Information provided
★ ★ ★ ★ ★

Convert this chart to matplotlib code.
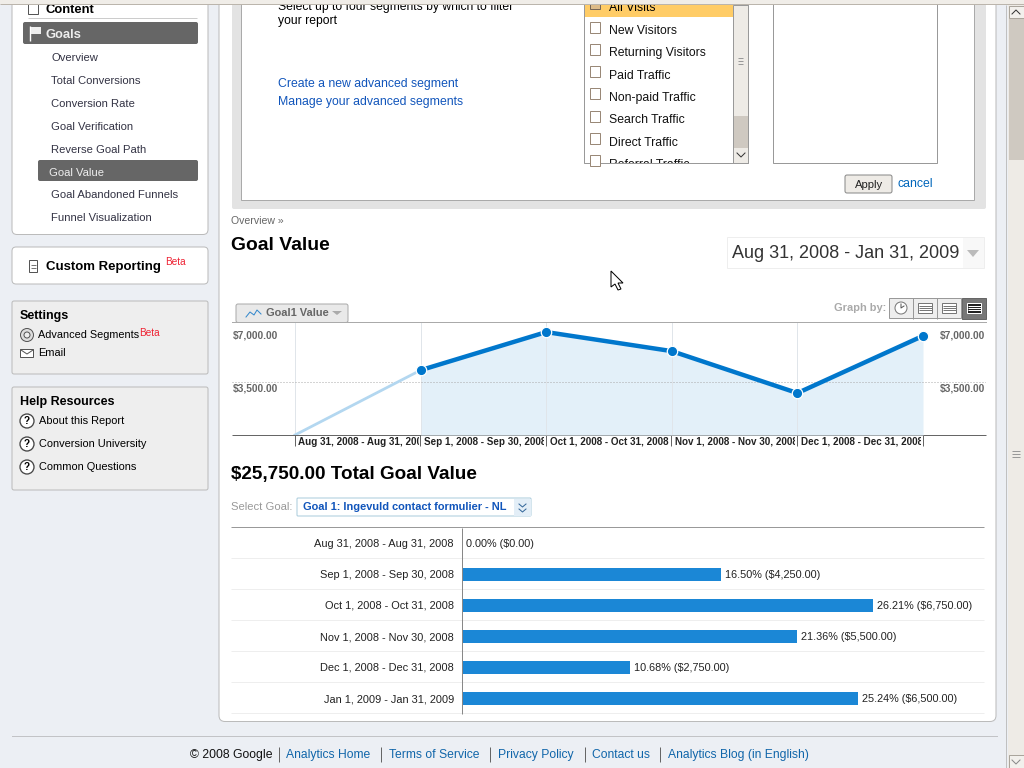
import matplotlib
matplotlib.use('Agg')
import matplotlib.pyplot as plt
from matplotlib.patches import Rectangle, FancyBboxPatch, Circle, Polygon

plt.rcParams['font.family'] = ['Liberation Sans', 'DejaVu Sans']

# data
periods = ['Aug 31, 2008 - Aug 31, 2008', 'Sep 1, 2008 - Sep 30, 2008', 'Oct 1, 2008 - Oct 31, 2008',
           'Nov 1, 2008 - Nov 30, 2008', 'Dec 1, 2008 - Dec 31, 2008', 'Jan 1, 2009 - Jan 31, 2009']
values = [0, 4250, 6750, 5500, 2750, 6500]
bar_labels = ['0.00% ($0.00)', '16.50% ($4,250.00)', '26.21% ($6,750.00)',
              '21.36% ($5,500.00)', '10.68% ($2,750.00)', '25.24% ($6,500.00)']
y_ticks = [3500, 7000]
y_tick_labels = ['$3,500.00', '$7,000.00']

goal_items = ['Overview', 'Total Conversions', 'Conversion Rate', 'Goal Verification',
              'Reverse Goal Path', 'Goal Value', 'Goal Abandoned Funnels', 'Funnel Visualization']
segments = ['New Visitors', 'Returning Visitors', 'Paid Traffic', 'Non-paid Traffic',
            'Search Traffic', 'Direct Traffic', 'Referral Traffic']
help_items = ['About this Report', 'Conversion University', 'Common Questions']
footer_links = ['Analytics Home', 'Terms of Service', 'Privacy Policy', 'Contact us', 'Analytics Blog (in English)']

BLUE = '#0077cc'
LINK = '#1155bb'
W, H = 1024, 768
PX = 0.72  # one pixel in points

fig = plt.figure(figsize=(W / 100, H / 100), dpi=100, facecolor='#eceff4')
bg = fig.add_axes([0, 0, 1, 1])
bg.set_xlim(0, W)
bg.set_ylim(H, 0)
bg.axis('off')


def box(x0, y0, x1, y1, fc='white', ec='none', lw=PX, z=1, r=0):
    if ec != 'none':
        x0, y0, x1, y1 = x0 - 0.5, y0 - 0.5, x1 - 0.5, y1 - 0.5
    if r:
        p = FancyBboxPatch((x0 + r, y0 + r), x1 - x0 - 2 * r, y1 - y0 - 2 * r, boxstyle='round,pad=%d' % r,
                           fc=fc, ec=ec, lw=lw, zorder=z)
    else:
        p = Rectangle((x0, y0), x1 - x0, y1 - y0, fc=fc, ec=ec, lw=lw, zorder=z)
    bg.add_patch(p)
    return p


def txt(x, y, s, size=12, color='#222222', bold=False, ha='left', z=5, clip=None):
    t = bg.text(x, y + 2, s, fontsize=size * 0.72, color=color, ha=ha, va='center',
                fontweight='bold' if bold else 'normal', zorder=z)
    if clip is not None:
        x0, y0, x1, y1 = clip
        t.set_clip_path(Rectangle((x0, y0), x1 - x0, y1 - y0, transform=bg.transData))
        t.set_clip_on(True)
    return t


def hline(x0, x1, y, color='#999999', lw=PX, ls='-', z=3):
    bg.plot([x0, x1], [y - 0.5, y - 0.5], color=color, lw=lw, ls=ls, zorder=z, solid_capstyle='butt')


def vline(x, y0, y1, color='#999999', lw=PX, z=3):
    bg.plot([x - 0.5, x - 0.5], [y0, y1], color=color, lw=lw, zorder=z, solid_capstyle='butt')


# main panels
box(219.5, -20, 996.5, 722, ec='#bbbbbb', r=6)
box(12.5, -20, 208.5, 235, ec='#bbbbbb', r=5)

# left nav
box(28.5, 3.5, 38.5, 14.5, fc='white', ec='#555555')
txt(46, 8, 'Content', 13, '#000000', True)
hline(28, 197, 18.5, '#cccccc')
box(23, 22, 198, 44, fc='#666666', r=2)
vline(30.5, 26, 41, 'white', 1, z=4)
bg.add_patch(Polygon([[31, 27], [41, 27], [41, 34], [31, 34]], fc='#eeeeee', zorder=4))
txt(46, 33, 'Goals', 13, '#eeeeee', True)
box(38, 160, 198, 181, fc='#666666', r=2)
for i, item in enumerate(goal_items):
    active = item == 'Goal Value'
    txt(49 if active else 51, 56 + 22.9 * i, item, 11.2, '#eeeeee' if active else '#333344')

# custom reporting
box(12.5, 247.5, 208.5, 284.5, ec='#bbbbbb', r=4)
box(29.5, 260.5, 37.5, 272.5, ec='#555555')
for yy in (265.5, 268.5):
    hline(31, 36, yy, '#777777')
txt(46, 265, 'Custom Reporting', 13.2, '#000000', True)
txt(165, 260, 'Beta', 10, '#ee2233')

# settings
box(12.5, 301.5, 208.5, 374.5, fc='#eeeeee', ec='#bbbbbb', r=2)
txt(20, 314, 'Settings', 12.5, '#000000', True)
bg.add_patch(Circle((27, 335), 6.5, fc='#dddddd', ec='#555555', lw=PX, zorder=4))
bg.add_patch(Circle((27, 335), 3, fc='#eeeeee', ec='#555555', lw=PX, zorder=4))
txt(38, 333.5, 'Advanced Segments', 10.9, '#000000')
txt(139, 331, 'Beta', 10, '#ee2233')
box(20.5, 349.5, 33.5, 357.5, fc='white', ec='#555555', z=4)
bg.plot([21, 27, 33], [350, 354, 350], color='#555555', lw=PX, zorder=5)
txt(38, 351, 'Email', 11, '#000000')

# help
box(12.5, 387.5, 208.5, 490.5, fc='#eeeeee', ec='#bbbbbb', r=2)
txt(20, 400, 'Help Resources', 12.5, '#000000', True)
for i, item in enumerate(help_items):
    yy = 420 + 23 * i
    bg.add_patch(Circle((27, yy + 1), 7, fc='white', ec='#444444', lw=PX * 1.3, zorder=4))
    txt(27, yy - 1, '?', 10, '#000000', True, ha='center')
    txt(39, yy - 1, item, 11, '#000000')

# segment panel
box(232, -10, 986, 209, fc='#e3e3e3', r=2)
box(241.5, -10, 974.5, 200.5, ec='#aaaaaa')
txt(278, 5, 'Select up to four segments by which to filter', 12.1, '#000000')
txt(278, 19, 'your report', 12.1, '#000000')
txt(278, 82, 'Create a new advanced segment', 12.3, LINK)
txt(278, 100, 'Manage your advanced segments', 12.3, LINK)

box(584.5, -5, 748.5, 163.5, ec='#999999', z=2)
box(585, -5, 733, 17, fc='#ffcc66', z=2)
box(590.5, 1.5, 600.5, 9.5, fc='#ddbb88', ec='#776655', z=3)
txt(609, 6, 'All Visits', 12.2, '#000000')
for i, s in enumerate(segments):
    yy = 30 + 22.3 * i
    box(590.5, yy - 8, 600.5, yy + 3, ec='#998877', z=3)
    txt(609, yy - 1, s, 12.2, '#111111', clip=(585, 0, 733, 163))
box(733.5, 5, 748.5, 163.5, fc='#eeebe6', ec='#999999', z=4)
box(734, 116, 748, 148, fc='#cfc9c1', z=4)
for yy in (58.5, 61.5, 64.5):
    hline(738, 743, yy, '#999999', z=5)
bg.plot([737, 741, 745], [153, 157, 153], color='#333333', lw=PX, zorder=6)

box(773.5, -5, 937.5, 163.5, ec='#999999', z=2)
box(845.5, 175.5, 892.5, 193.5, fc='#eeebe6', ec='#888888', r=2)
txt(869, 183, 'Apply', 11.2, '#222222', ha='center')
txt(897, 182, 'cancel', 12.2, '#0066bb')

# heading
txt(231, 219.5, 'Overview \u00bb', 10.5, '#666666')
txt(231, 243, 'Goal Value', 19.3, '#000000', True)
box(727.5, 237.5, 984.5, 268.5, fc='white', ec='#eeeeee')
box(963, 238, 984, 268, fc='#f8f8f8')
txt(732, 251, 'Aug 31, 2008 - Jan 31, 2009', 18, '#333333')
bg.add_patch(Polygon([[967, 250], [979, 250], [973, 257]], fc='#bbbbbb', zorder=5))

# mouse pointer
bg.add_patch(Polygon([[611, 271], [611, 287], [615, 284], [618, 290], [621, 289], [618, 283], [623, 283]],
                     fc='white', ec='black', lw=PX, zorder=8))

# graph tab + graph by
box(236.5, 304.5, 348.5, 323, fc='#e9e9e9', ec='#aaaaaa', r=2)
bg.plot([246, 250, 254, 257, 261], [317, 312, 315, 310, 314], color='#3388cc', lw=PX, zorder=5)
txt(266, 311, 'Goal1 Value', 11, '#666666', True)
bg.add_patch(Polygon([[332, 311], [342, 311], [337, 315]], fc='#aaaaaa', zorder=5))
txt(834, 306, 'Graph by:', 11, '#aaaaaa', True)
box(889.5, 298.5, 961.5, 318.5, fc='#eeeeee', ec='#999999')
box(962, 298, 986, 319, fc='#777777', ec='#666666')
vline(913.5, 298, 319)
vline(937.5, 298, 319)
bg.add_patch(Circle((901, 308), 6, fc='white', ec='#777777', lw=PX, zorder=4))
bg.plot([901, 901, 904], [304, 308, 306], color='#555555', lw=PX, zorder=5)
for x0, col, fc in [(918, '#777777', 'white'), (942, '#777777', 'white'), (967, 'white', '#222222')]:
    box(x0 + 0.5, 303.5, x0 + 14.5, 313.5, fc=fc, ec=col, z=4)
    for yy in (306.5, 308.5, 310.5):
        hline(x0 + 1, x0 + 14, yy, col if fc != '#222222' else 'white', z=5)

# line chart
lx0, lx1, ly0, ly1 = 232, 986, 322, 435
ax = fig.add_axes([lx0 / W, 1 - ly1 / H, (lx1 - lx0) / W, (ly1 - ly0) / H])
ax.patch.set_alpha(0)
xs = list(range(len(values)))
step = (923 - 295) / 5
ax.set_xlim((lx0 - 295) / step, (lx1 - 295) / step)
ax.set_ylim(0, 7410)
ax.fill_between(xs[1:], values[1:], 0, color='#e3f0f9', lw=0, zorder=1)
for x in xs[:-1]:
    ax.axvline(x, color='#e0e5ea', lw=PX, zorder=2)
ax.axhline(y_ticks[0], color='#aaaaaa', lw=PX, ls=(0, (1, 2)), zorder=2)
ax.plot(xs[:2], values[:2], color='#b3d7f0', lw=2, zorder=3)
ax.plot(xs[1:], values[1:], color=BLUE, lw=3.2, zorder=4, solid_capstyle='butt')
ax.plot(xs[1:], values[1:], 'o', color=BLUE, ms=7.5, mec='white', mew=0.9, zorder=5)
ax.set_xticks([])
ax.set_yticks([])
for name in ('left', 'right', 'bottom'):
    ax.spines[name].set_visible(False)
ax.spines['top'].set_color('#aaaaaa')
ax.spines['top'].set_linewidth(PX)
hline(lx0, lx1, 435.5, '#666666', PX, z=6)

# labels of the line chart sit below their gridlines
for t, lab in zip(y_ticks, y_tick_labels):
    yy = ly1 - t * (ly1 - ly0) / 7410 + 5
    txt(233, yy, lab, 10.2, '#666666', True)
    txt(985, yy, lab, 10.2, '#666666', True, ha='right')
for i, p in enumerate(periods[:5]):
    x = 295 + step * i
    vline(x, 435, 446, '#666666')
    txt(x + 3.5, 440, p, 9.9, '#222222', True, clip=(x + 1, 435, x + step - 2, 450))
vline(923, 435, 446, '#666666')

# total + goal selector
txt(231, 473, '$25,750.00 Total Goal Value', 18.9, '#000000', True)
txt(231, 505.5, 'Select Goal:', 11.2, '#999999')
box(297.5, 498.5, 531.5, 516.5, ec='#aaccdd', r=1)
box(514, 499, 531, 516, fc='#e3eef7', z=2)
txt(303, 505.5, 'Goal 1: Ingevuld contact formulier - NL', 11.05, LINK, True)
bg.plot([519, 522.5, 526], [504, 507, 504], color='#336699', lw=PX, zorder=5)
bg.plot([519, 522.5, 526], [509, 512, 509], color='#336699', lw=PX, zorder=5)

# bar chart
bx0, bx1, by0, by1 = 463, 984, 527.5, 714
ax2 = fig.add_axes([bx0 / W, 1 - by1 / H, (bx1 - bx0) / W, (by1 - by0) / H])
ax2.patch.set_alpha(0)
rows = list(range(len(values)))
ax2.barh(rows, values, height=13 / 31, color='#1b87d6', lw=0, zorder=3)
ax2.set_xlim(0, (bx1 - bx0) / 0.0607)
ax2.set_ylim((by1 - 543) / 31, (by0 - 543) / 31)
ax2.set_xticks([])
ax2.set_yticks([])
for s in ax2.spines.values():
    s.set_visible(False)
for r, v, lab in zip(rows, values, bar_labels):
    ax2.annotate(lab, (v, r), xytext=(4 if v else 3, -1), textcoords='offset pixels', va='center',
                 fontsize=10.9 * 0.72, color='#222222', zorder=5, annotation_clip=False)

hline(231, 984, 527.5, '#999999')
vline(462.5, 527.5, 714, '#888888', z=4)
for i, p in enumerate(periods):
    yy = 543 + 31 * i
    txt(454, yy - 1, p, 11, '#222222', ha='right')
    hline(231, 984, yy + 15.5, '#eeeeee', z=1.5)

# footer
hline(12, 997, 736, '#999999', PX, (0, (1, 1)))
txt(190, 753, '\u00a9 2008 Google', 12.2, '#111111')
foot_x = [286, 389, 498, 592, 668]
sep_x = [279.5, 381.5, 490.5, 585.5, 660.5]
for x, sx, s in zip(foot_x, sep_x, footer_links):
    txt(x, 753, s, 12.1, '#1166aa')
    vline(sx, 747, 762, '#666666')

# browser chrome and page scrollbar on top
box(0, 0, W, 4, fc='#f0ede8', z=20)
hline(0, W, 4.5, '#bbb5ac', z=21)
box(1000, 5, 1008, H, fc='#ecEFF4', z=19)
vline(1006.5, 5, H, '#c0c0c0', z=20)
box(1008, 5, W, H, fc='#eeebe6', z=20)
box(1009, 19, W, 160, fc='#cfc9c1', z=21)
box(1009.5, 6.5, W, 18.5, fc='#f2f0ec', ec='#aaa59c', z=21)
box(1009.5, 755.5, W, H, fc='#f2f0ec', ec='#aaa59c', z=21)
bg.plot([1012, 1016, 1020], [14, 10, 14], color='#333333', lw=PX, zorder=22)
bg.plot([1012, 1016, 1020], [760, 764, 760], color='#888888', lw=PX, zorder=22)
for yy in (451.5, 454.5, 457.5):
    hline(1012, 1020, yy, '#999999', z=22)

fig.savefig('out.png', dpi=100)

★ ★ ★ ★ ★

Please quote the lines of the material, beginning with the first and ending with the one that contains "y_tick_labels = ['$3,500.00', '$7,000.00']", exactly as written and without any pictures.

Task result
Convert this chart to matplotlib code.
import matplotlib
matplotlib.use('Agg')
import matplotlib.pyplot as plt
from matplotlib.patches import Rectangle, FancyBboxPatch, Circle, Polygon

plt.rcParams['font.family'] = ['Liberation Sans', 'DejaVu Sans']

# data
periods = ['Aug 31, 2008 - Aug 31, 2008', 'Sep 1, 2008 - Sep 30, 2008', 'Oct 1, 2008 - Oct 31, 2008',
           'Nov 1, 2008 - Nov 30, 2008', 'Dec 1, 2008 - Dec 31, 2008', 'Jan 1, 2009 - Jan 31, 2009']
values = [0, 4250, 6750, 5500, 2750, 6500]
bar_labels = ['0.00% ($0.00)', '16.50% ($4,250.00)', '26.21% ($6,750.00)',
              '21.36% ($5,500.00)', '10.68% ($2,750.00)', '25.24% ($6,500.00)']
y_ticks = [3500, 7000]
y_tick_labels = ['$3,500.00', '$7,000.00']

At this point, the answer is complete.